* [WHAT YOU NEED TO DO]: Determine how many lines of this material contain "matplotlib". Give only the number.

* [COLLECTED DATA]:

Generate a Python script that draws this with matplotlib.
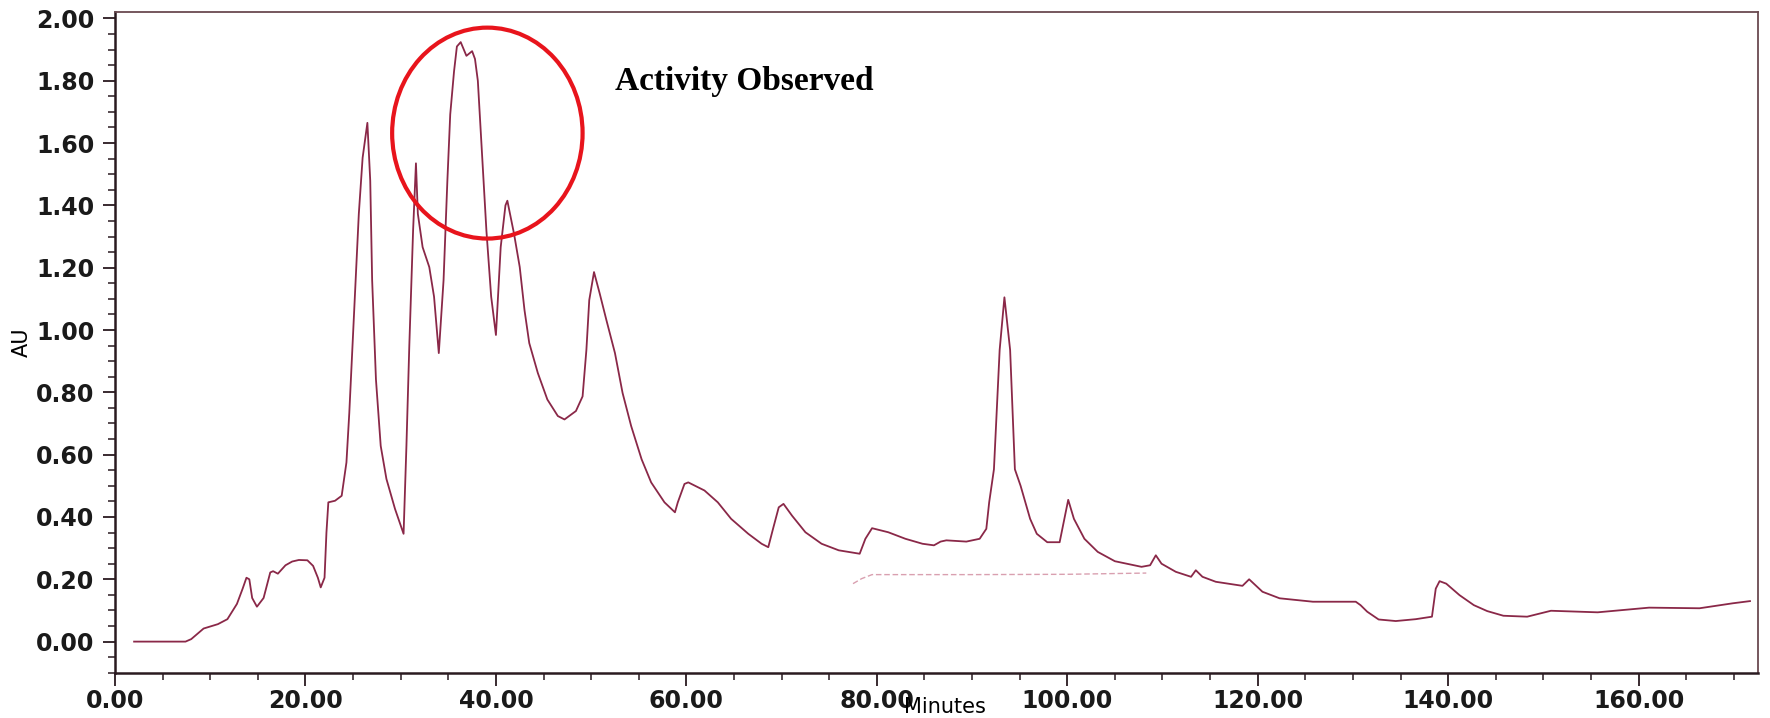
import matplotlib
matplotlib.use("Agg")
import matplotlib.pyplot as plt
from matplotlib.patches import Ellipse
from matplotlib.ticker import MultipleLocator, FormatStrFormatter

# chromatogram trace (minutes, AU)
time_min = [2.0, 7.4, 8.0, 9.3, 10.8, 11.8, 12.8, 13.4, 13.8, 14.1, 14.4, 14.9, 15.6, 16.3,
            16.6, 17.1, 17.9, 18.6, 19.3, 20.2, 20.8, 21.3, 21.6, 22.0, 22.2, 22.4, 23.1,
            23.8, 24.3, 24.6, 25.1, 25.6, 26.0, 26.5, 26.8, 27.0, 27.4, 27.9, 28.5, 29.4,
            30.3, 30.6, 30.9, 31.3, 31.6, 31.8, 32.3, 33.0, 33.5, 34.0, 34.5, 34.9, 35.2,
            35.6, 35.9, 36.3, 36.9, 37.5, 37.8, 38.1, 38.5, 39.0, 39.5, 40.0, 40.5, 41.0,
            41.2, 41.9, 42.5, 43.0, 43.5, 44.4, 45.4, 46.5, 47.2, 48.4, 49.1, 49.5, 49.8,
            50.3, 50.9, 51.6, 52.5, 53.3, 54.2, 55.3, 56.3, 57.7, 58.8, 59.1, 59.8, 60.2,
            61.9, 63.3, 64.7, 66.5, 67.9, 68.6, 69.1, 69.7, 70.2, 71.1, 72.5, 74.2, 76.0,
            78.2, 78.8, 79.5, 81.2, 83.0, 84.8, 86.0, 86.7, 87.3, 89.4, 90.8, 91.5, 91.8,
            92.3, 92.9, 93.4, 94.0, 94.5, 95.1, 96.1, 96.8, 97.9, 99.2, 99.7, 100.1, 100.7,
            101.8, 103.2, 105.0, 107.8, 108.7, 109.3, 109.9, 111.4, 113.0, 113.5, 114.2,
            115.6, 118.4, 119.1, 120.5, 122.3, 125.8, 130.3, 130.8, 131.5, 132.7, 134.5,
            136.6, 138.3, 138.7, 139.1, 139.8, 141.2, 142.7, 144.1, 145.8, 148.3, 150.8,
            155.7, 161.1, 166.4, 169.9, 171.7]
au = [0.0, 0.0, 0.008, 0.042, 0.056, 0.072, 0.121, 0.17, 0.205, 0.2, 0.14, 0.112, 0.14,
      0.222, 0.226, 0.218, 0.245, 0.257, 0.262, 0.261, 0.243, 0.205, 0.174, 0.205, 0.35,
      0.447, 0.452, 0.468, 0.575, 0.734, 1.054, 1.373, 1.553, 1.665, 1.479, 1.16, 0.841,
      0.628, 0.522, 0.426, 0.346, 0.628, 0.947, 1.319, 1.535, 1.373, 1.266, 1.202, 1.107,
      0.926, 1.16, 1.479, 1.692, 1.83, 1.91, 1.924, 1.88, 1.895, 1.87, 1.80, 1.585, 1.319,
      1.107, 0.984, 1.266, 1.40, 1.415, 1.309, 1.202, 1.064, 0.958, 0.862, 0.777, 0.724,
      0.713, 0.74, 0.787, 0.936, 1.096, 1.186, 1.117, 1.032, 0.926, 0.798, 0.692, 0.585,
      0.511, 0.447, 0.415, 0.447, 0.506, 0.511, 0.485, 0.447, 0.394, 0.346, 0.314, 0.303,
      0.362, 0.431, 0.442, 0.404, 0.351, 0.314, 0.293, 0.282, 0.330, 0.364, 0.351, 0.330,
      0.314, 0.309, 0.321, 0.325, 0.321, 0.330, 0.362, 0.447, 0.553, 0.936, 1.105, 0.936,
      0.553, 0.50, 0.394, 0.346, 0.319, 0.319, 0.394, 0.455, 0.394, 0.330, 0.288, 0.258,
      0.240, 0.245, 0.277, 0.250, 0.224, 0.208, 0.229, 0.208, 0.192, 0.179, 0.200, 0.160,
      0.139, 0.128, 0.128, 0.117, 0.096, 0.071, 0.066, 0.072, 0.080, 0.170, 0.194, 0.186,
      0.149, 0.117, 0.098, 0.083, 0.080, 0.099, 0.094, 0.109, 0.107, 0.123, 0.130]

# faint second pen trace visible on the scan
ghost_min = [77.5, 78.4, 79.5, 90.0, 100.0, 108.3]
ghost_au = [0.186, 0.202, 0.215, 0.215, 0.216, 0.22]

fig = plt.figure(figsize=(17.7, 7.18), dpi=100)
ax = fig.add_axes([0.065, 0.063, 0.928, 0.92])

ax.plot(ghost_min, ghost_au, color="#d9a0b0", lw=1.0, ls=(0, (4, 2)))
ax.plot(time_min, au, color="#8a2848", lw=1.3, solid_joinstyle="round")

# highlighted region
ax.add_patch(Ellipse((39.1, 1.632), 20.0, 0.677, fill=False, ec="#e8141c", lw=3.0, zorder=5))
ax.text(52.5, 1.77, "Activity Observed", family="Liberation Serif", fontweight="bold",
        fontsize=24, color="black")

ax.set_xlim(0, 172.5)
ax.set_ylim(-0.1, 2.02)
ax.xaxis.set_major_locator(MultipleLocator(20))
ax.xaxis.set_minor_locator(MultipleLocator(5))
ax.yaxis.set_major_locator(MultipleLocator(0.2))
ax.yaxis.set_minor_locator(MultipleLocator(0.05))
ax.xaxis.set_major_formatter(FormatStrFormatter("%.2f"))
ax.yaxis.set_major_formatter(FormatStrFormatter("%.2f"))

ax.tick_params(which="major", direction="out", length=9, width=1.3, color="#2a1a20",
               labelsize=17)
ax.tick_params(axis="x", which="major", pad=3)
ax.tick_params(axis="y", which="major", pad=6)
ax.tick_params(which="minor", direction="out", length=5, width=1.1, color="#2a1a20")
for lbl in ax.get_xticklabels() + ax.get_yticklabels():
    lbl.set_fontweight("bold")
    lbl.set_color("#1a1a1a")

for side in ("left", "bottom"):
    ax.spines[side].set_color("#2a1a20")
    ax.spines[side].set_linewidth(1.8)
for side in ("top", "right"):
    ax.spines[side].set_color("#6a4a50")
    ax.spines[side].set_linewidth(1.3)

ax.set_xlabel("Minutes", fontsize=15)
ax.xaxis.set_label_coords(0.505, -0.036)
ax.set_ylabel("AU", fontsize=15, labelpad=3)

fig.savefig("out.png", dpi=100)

* [ANSWER TO THIS TASK]: 6